De pequeño, me aterrorizaba

la silueta de mi demonio,

recortada contra la luz del pasillo y la puerta semiabierta

del dormitorio infantil. Me tapaba

hasta las orejas, temiendo que me mordiera.

De adolescente, pensé que era él

quien me torturaba en el laberinto de los besos perdidos,

quien impedía a Sonia bajar a jugar conmigo.

Mi adolescencia fue larga, por cierto.

De joven salí a buscarle y alquilé

todas las películas de terror habidas y por haber.

Me hice un gran experto del género gore, fantástico, una autoridad

en materia de decapitaciones cinematográficas y sierras eléctricas.

¡Qué buen recuerdo tengo de aquéllas noches

en mi apartamento de Viriato, solo, con la ventana abierta,

viendo Jakob’s Ladder, Henry y Twin Peaks!

Es cierto que de tanta peli luego me daba miedo dormirme, pero

lo pasé muy bien. Me dije: “¿y por qué no escribo yo

una peli de miedo?”. Y me puse, y escribí “Alguien más”,

novela inacabada que empieza así: “Hay alguien más,

pero también soy yo.”. Así llegué a los 30.

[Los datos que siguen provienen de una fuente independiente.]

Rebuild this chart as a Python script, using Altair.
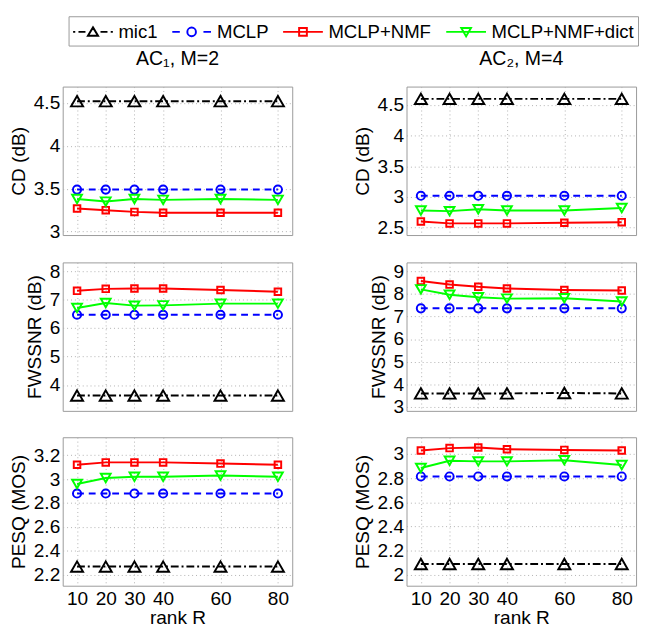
import altair as alt
import pandas as pd

# ---------------- data ----------------
R = [10, 20, 30, 40, 60, 80]
SERIES = ["mic1", "MCLP", "MCLP+NMF", "MCLP+NMF+dict"]
COLORS = ["#000000", "#0000ff", "#ff0000", "#00ff00"]

# AC1, M=2
AC1_CD = {
    "mic1": [4.52, 4.52, 4.52, 4.52, 4.52, 4.52],
    "MCLP": [3.49, 3.49, 3.49, 3.49, 3.49, 3.49],
    "MCLP+NMF": [3.27, 3.25, 3.23, 3.22, 3.22, 3.22],
    "MCLP+NMF+dict": [3.38, 3.35, 3.38, 3.37, 3.38, 3.37],
}
AC1_FWSSNR = {
    "mic1": [3.63, 3.63, 3.63, 3.63, 3.63, 3.63],
    "MCLP": [6.47, 6.47, 6.47, 6.47, 6.47, 6.47],
    "MCLP+NMF": [7.31, 7.38, 7.39, 7.39, 7.34, 7.28],
    "MCLP+NMF+dict": [6.71, 6.88, 6.79, 6.80, 6.86, 6.86],
}
AC1_PESQ = {
    "mic1": [2.27, 2.27, 2.27, 2.27, 2.27, 2.27],
    "MCLP": [2.88, 2.88, 2.88, 2.88, 2.88, 2.88],
    "MCLP+NMF": [3.12, 3.14, 3.14, 3.14, 3.13, 3.12],
    "MCLP+NMF+dict": [2.96, 3.01, 3.02, 3.02, 3.03, 3.02],
}
# AC2, M=4
AC2_CD = {
    "mic1": [4.60, 4.60, 4.60, 4.60, 4.60, 4.60],
    "MCLP": [3.02, 3.02, 3.02, 3.02, 3.02, 3.02],
    "MCLP+NMF": [2.60, 2.57, 2.57, 2.57, 2.58, 2.59],
    "MCLP+NMF+dict": [2.78, 2.77, 2.80, 2.78, 2.78, 2.82],
}
AC2_FWSSNR = {
    "mic1": [3.60, 3.60, 3.60, 3.60, 3.62, 3.60],
    "MCLP": [7.36, 7.36, 7.36, 7.36, 7.36, 7.36],
    "MCLP+NMF": [8.57, 8.41, 8.31, 8.24, 8.17, 8.15],
    "MCLP+NMF+dict": [8.20, 7.96, 7.85, 7.79, 7.81, 7.66],
}
AC2_PESQ = {
    "mic1": [2.09, 2.09, 2.09, 2.09, 2.09, 2.09],
    "MCLP": [2.815, 2.815, 2.815, 2.815, 2.815, 2.815],
    "MCLP+NMF": [3.03, 3.05, 3.055, 3.04, 3.035, 3.03],
    "MCLP+NMF+dict": [2.885, 2.945, 2.94, 2.94, 2.95, 2.91],
}

# ---------------- styles ----------------
FONT = "Liberation Sans"
DASHES = [[8, 3, 2, 3], [7, 5], None, None]
SHAPES = ["triangle-up", "circle", "square", "triangle-down"]
SIZES = [150, 70, 45, 100]
# legend glyphs: line segment + marker (custom SVG paths)
LEGEND_PATHS = [
    "M-1.85,0H-1.65M-1.35,0H-0.7M0.7,0H1.35M1.65,0H1.85"
    "M0,-0.42L0.47,0.36L-0.47,0.36Z",
    "M-1.8,0H-1.1M1.1,0H1.8"
    "M0.4,0A0.4,0.4 0 1,1 -0.4,0A0.4,0.4 0 1,1 0.4,0Z",
    "M-1.85,0H1.85M-0.36,-0.36H0.36V0.36H-0.36Z",
    "M-1.85,0H1.85M-0.45,-0.36L0.45,-0.36L0,0.42Z",
]

W, H = 235, 152


def panel(values, ydom, yticks, ytitle, bottom, title=None, legend=False):
    rows = []
    for s in SERIES:
        for r, v in zip(R, values[s]):
            rows.append({"R": r, "v": v, "series": s})
    df = pd.DataFrame(rows)
    xaxis = alt.Axis(values=R, labels=bottom, title="rank R" if bottom else None,
                     labelPadding=4, titlePadding=1)
    x = alt.X("R:Q", scale=alt.Scale(domain=[5, 85], nice=False), axis=xaxis)
    y = alt.Y("v:Q", scale=alt.Scale(domain=ydom, nice=False, zero=False),
              axis=alt.Axis(values=yticks, title=ytitle, format="~g",
                            labelPadding=3, titlePadding=5))
    layers = []
    for s, c, d, shp, sz in zip(SERIES, COLORS, DASHES, SHAPES, SIZES):
        base = alt.Chart(df).transform_filter(alt.datum.series == s)
        lkw = dict(color=c, strokeWidth=2)
        if d:
            lkw["strokeDash"] = d
        layers.append(base.mark_line(**lkw).encode(x=x, y=y))
        layers.append(base.mark_point(shape=shp, color=c, filled=False, size=sz,
                                      strokeWidth=2, opacity=1).encode(x=x, y=y))
    if legend:
        leg = alt.Legend(
            orient="none", legendX=6, legendY=-72, direction="horizontal",
            columns=4, title=None, labelFont=FONT, labelFontSize=19,
            labelColor="black", symbolSize=484, symbolStrokeWidth=2,
            symbolOpacity=1, symbolFillColor="transparent",
            symbolOffset=9, labelOffset=14, columnPadding=10, padding=4,
            strokeColor="#9a9a9a", fillColor="white", labelLimit=300,
        )
        ldf = pd.DataFrame({"series": SERIES})
        layers.append(
            alt.Chart(ldf).mark_point(opacity=0, filled=False, size=484).encode(
                x=alt.value(W / 2), y=alt.value(H / 2),
                color=alt.Color("series:N", scale=alt.Scale(domain=SERIES, range=COLORS),
                                sort=SERIES, legend=leg),
                shape=alt.Shape("series:N", scale=alt.Scale(domain=SERIES, range=LEGEND_PATHS),
                                sort=SERIES, legend=leg),
            )
        )
    ch = alt.layer(*layers).properties(width=W, height=H)
    if title:
        ch = ch.properties(title=alt.TitleParams(title, fontSize=20, font=FONT,
                                                 fontWeight="normal", color="black",
                                                 anchor="middle", offset=18))
    return ch


p11 = panel(AC1_CD, [2.96, 4.69], [3, 3.5, 4, 4.5], "CD (dB)", False, "AC\u2081, M=2", legend=True)
p12 = panel(AC2_CD, [2.38, 4.8], [2.5, 3, 3.5, 4, 4.5], "CD (dB)", False, "AC\u2082, M=4")
p21 = panel(AC1_FWSSNR, [3.09, 8.31], [4, 5, 6, 7, 8], "FWSSNR (dB)", False)
p22 = panel(AC2_FWSSNR, [2.83, 9.39], [3, 4, 5, 6, 7, 8, 9], "FWSSNR (dB)", False)
p31 = panel(AC1_PESQ, [2.11, 3.35], [2.2, 2.4, 2.6, 2.8, 3, 3.2], "PESQ (MOS)", True)
p32 = panel(AC2_PESQ, [1.91, 3.14], [2, 2.2, 2.4, 2.6, 2.8, 3], "PESQ (MOS)", True)

chart = alt.concat(p11, p12, p21, p22, p31, p32, columns=2,
                   spacing={"row": 19, "column": 60}).properties(
    padding=0
).configure_view(
    stroke="#9a9a9a", strokeWidth=1
).configure_axis(
    domain=False, ticks=False, grid=True, gridDash=[1, 3], gridColor="#b0b0b0",
    gridWidth=1, labelFont=FONT, labelFontSize=19.5, labelColor="black",
    titleFont=FONT, titleFontSize=19.5, titleColor="black", titleFontWeight="normal",
)

chart.save("out.html", embed_options={"renderer": "svg", "actions": False})
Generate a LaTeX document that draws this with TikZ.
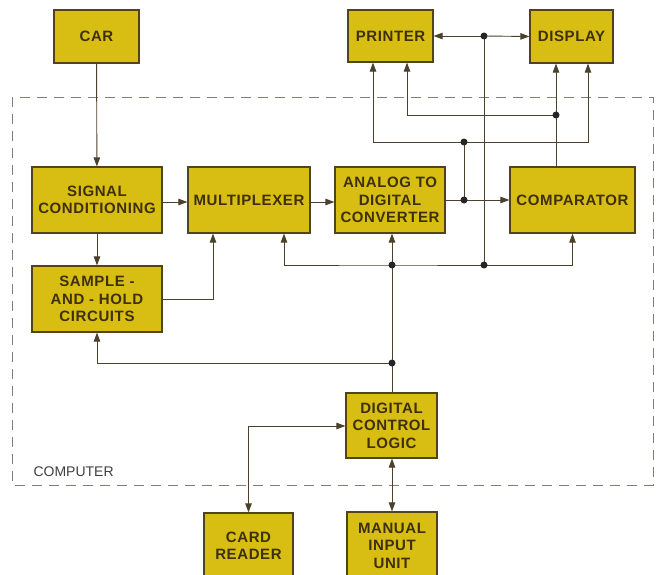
\documentclass[tikz,border=0pt]{standalone}
\usepackage{fontspec}
\setmainfont{Liberation Sans}
\newfontfamily\boxfont{Liberation Sans}[LetterSpace=4.0]
\usetikzlibrary{arrows.meta}
\definecolor{boxfill}{RGB}{216,190,18}
\definecolor{boxline}{RGB}{80,68,25}
\definecolor{boxtext}{RGB}{62,48,12}
\definecolor{wire}{RGB}{75,65,45}
\definecolor{frame}{RGB}{130,125,115}

\begin{document}
\begin{tikzpicture}[x=1pt,y=-1pt,
  unit/.style={draw=boxline,line width=1.2pt,fill=boxfill,text=boxtext,align=center,
    font=\boxfont\fontsize{15}{17.5}\selectfont\bfseries,inner sep=0pt},
  wire/.style={draw=wire,line width=0.9pt},
  tip/.tip={Triangle[length=9pt,width=6.5pt]},
  flow/.style={wire,-tip},
  both/.style={wire,tip-tip},
  dot/.style={circle,fill=black!85,inner sep=0pt,minimum size=7pt}]
\useasboundingbox (0,0) rectangle (658,575);
\clip (0,0) rectangle (658,575);
\fill[white] (0,0) rectangle (658,575);
\draw[frame,line width=0.8pt,dash pattern=on 10pt off 7pt] (12,97) rectangle (653,485);
\node[anchor=base west,text=black!75,font=\fontsize{14}{16}\selectfont] (computer) at (30,476) {COMPUTER};

\node[unit,minimum width=85,minimum height=53] (car) at (96.5,36.5) {CAR};
\node[unit,minimum width=85,minimum height=52] (printer) at (390.5,36) {PRINTER};
\node[unit,minimum width=83,minimum height=53] (display) at (571.5,36.5) {DISPLAY};
\node[unit,minimum width=130,minimum height=66] (signal) at (97,200) {SIGNAL\\CONDITIONING};
\node[unit,minimum width=122,minimum height=66] (mux) at (249,200) {MULTIPLEXER};
\node[unit,minimum width=110,minimum height=66] (adc) at (390,200) {ANALOG TO\\DIGITAL\\CONVERTER};
\node[unit,minimum width=125,minimum height=66] (comp) at (572.5,200) {COMPARATOR};
\node[unit,minimum width=130,minimum height=66] (sah) at (97,299) {SAMPLE -\\AND - HOLD\\CIRCUITS};
\node[unit,minimum width=91,minimum height=65] (logic) at (391.5,425.5) {DIGITAL\\CONTROL\\LOGIC};
\node[unit,minimum width=89,minimum height=66] (card) at (248.5,546) {CARD\\READER};
\node[unit,minimum width=90,minimum height=67] (manual) at (392,545.5) {MANUAL\\INPUT\\UNIT};

\coordinate (outsplit) at (464,200);
\coordinate (outbus) at (464,142);
\coordinate (cmpsplit) at (556,115);
\coordinate (prtsplit) at (484,36);
\coordinate (busright) at (484,265);
\coordinate (busadc) at (392,265);
\coordinate (ctlsplit) at (392,363);
\coordinate (cardturn) at (248.5,426);

\draw[flow] (car) -- (signal);
\draw[flow] (signal.east |- 0,202) -- (mux.west |- 0,202);
\draw[flow] (mux.east |- 0,202) -- (adc.west |- 0,202);
\draw[flow] (signal) -- (sah);
\draw[flow] (sah.east) -| ([xshift=-36pt]mux.south);
\draw[flow] (adc.east |- outsplit) -- (comp.west |- outsplit);
\draw[wire] (outsplit) -- (outbus);
\draw[flow] (outbus) -| ([xshift=-17.5pt]printer.south);
\draw[flow] (outbus) -| ([xshift=16.5pt]display.south);
\draw[wire] (comp.north -| cmpsplit) -- (cmpsplit);
\draw[flow] (cmpsplit) -- (display.south -| cmpsplit);
\draw[flow] (cmpsplit) -| ([xshift=16.5pt]printer.south);
\draw[flow] (prtsplit) -- (printer.east);
\draw[flow] (prtsplit) -- (display.west);
\draw[wire] (prtsplit) -- (busright);
\draw[flow] (busright) -| (comp.south);
\draw[flow] (busright) -- (busadc) -| ([xshift=35pt]mux.south);
\draw[flow] (busadc) -- (adc.south -| busadc);
\draw[wire] (busadc) -- (logic.north -| busadc);
\draw[flow] (ctlsplit) -| (sah.south);
\draw[both] (card.north) |- (cardturn) -- (logic.west |- cardturn);
\draw[both] (logic.south -| ctlsplit) -- (manual.north -| ctlsplit);

\foreach \j in {outsplit,outbus,cmpsplit,prtsplit,busright,busadc,ctlsplit}
  \node[dot] at (\j) {};
\end{tikzpicture}
\end{document}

Entonces me fui a Francia. Mi demonio se vino

conmigo. Aprendimos francés, engordamos comiendo

buenos quesos y bebiendo buen vino. Mi demonio conoció

otros demonios europeos, bastante menos graciosos,

secos, puntuales, nazis, impasibles, impenetrables.

Lo que no mata, engorda, le dije a mi demonio, así que

cómprate pantalones nuevos. Después de 5 años en Lyon

volvimos a España. Mi demonio se había quedado

calvo, y los pelos horrorosos de su nuca erizada

habían perdido vigor. También el brillo sanguinario

de sus ojos de serpiente parecía más tenue, más flojo.

Volvimos a Madrid, como decía, y compramos una casa.

Se puso muy contento, mi demonio, pues ya estaba

un poco cansado de andar de aquí para allá. Cuando nos dieron las llaves,

había que verle, como un niño, recorriendo todas las habitaciones,

abriendo los armarios, buscando los rincones

perfectos para acurrucarse y asustar y dar miedo, mucho miedo.

La casa, desde luego, es muy bonita, tiene piscina.

Mi demonio se daba largos baños en las noches de verano,

y luego venía a la habitación para tenderse

a los pies de mi cama y asustarme un poco, claro.

El barrio tiene bares, muchos bares. Sólo nos teníamos el uno al otro,

así que hemos bebido bastantes cañas juntos estos años.

Ahora tiene achaques. El otro día se le rompió

una uña de su garra tenebrosa, y fuimos a urgencias.

Yo le tranquilizaba, le acariciaba el lomo de escamas negras, le decía

“no te precoupes, es un buen hospital, no pasa nada, todo irá bien”.